Geshe la spent a good deal of time talking about the Six Realms, a topic that is often very popular with Western audiences because of its relationship to what we recognize as a kind of afterlife. We have to be very careful here, however. The Six Realms are, to use a fifty-cent word, decidedly anthropocentric: it is a scheme designed for humans, by humans, with humans occupying the most advantageous position. Why? Because humans are the only ones who experience suffering, but are not incapacitated by it, and so develop the motivation to overcome it and thereby develop the aspiration for liberation.

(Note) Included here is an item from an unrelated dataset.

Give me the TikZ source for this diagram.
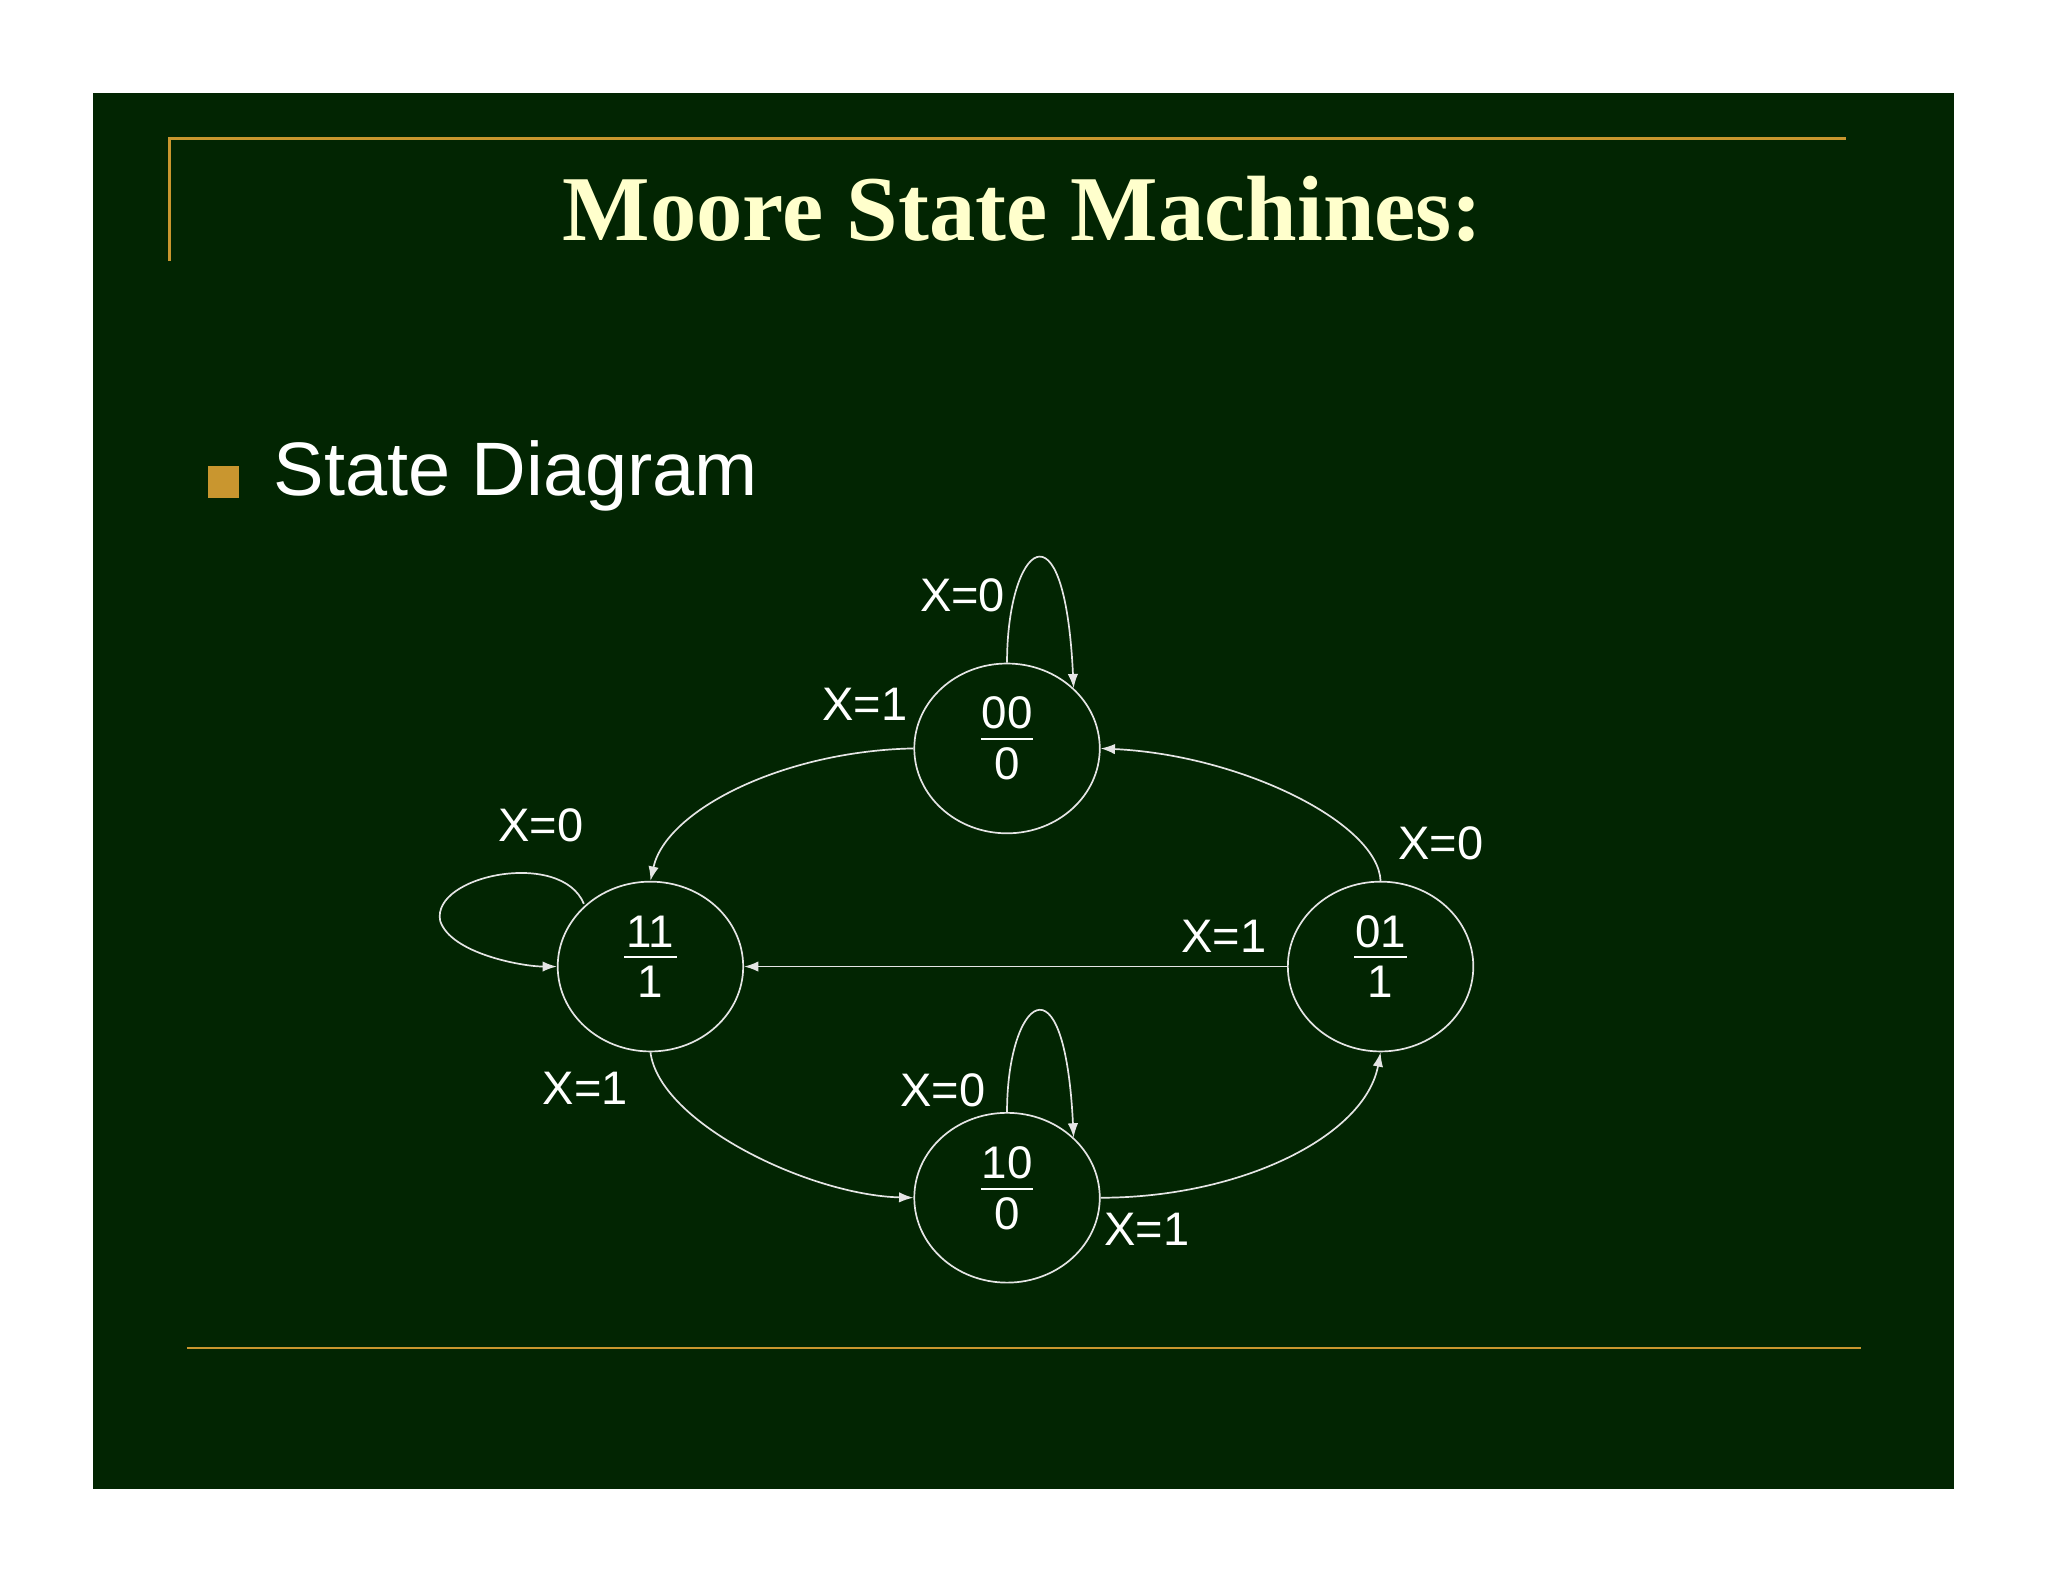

So, as Geshe la said, meditating on the Six Realms allows us to develop a broad and enduring compassion because we are able to contemplate suffering at all levels from the most dramatic and painful of the Hell Beings to the most subtle of the Gods. Suffering, then, is everywhere, but it is only in the human incarnation that we can both recognize suffering's pervasiveness and still have the resources to address it. Hence, human life is precious because of the vast opportunities it holds for us to make progress toward liberation. For this reason, it is important that we develop a practice that can take advantage of every benefit that our current life offers us. Buddhist philosophy, as complex as it might become, is concerned to do only that--provide us with the tools we need to maximize our potential as human beings.
Geshe la has also indicated several times that we must be careful in understanding the Six Realms literally. Human consciousness evolves and changes, subject to cause and effect, and as a result, it passes through phases and stages that are best described by the characteristics that are associated with the Six Realms. So, it is also possible to understand the Realms as levels of consciousness that manifest within us continually, as our consciousness evolves and changes through the samsaric world.
Soon we will begin to delve more deeply into the workings of karma. Geshe la's story today of his teacher, not wishing to make a withdrawal on his stores of merit by staying in a five-star hotel, makes the point nicely: once we develop a deep understanding of karma, we hope as well to develop more effective ways of accumulating merit, realizing that every second holds vast opportunities to do so.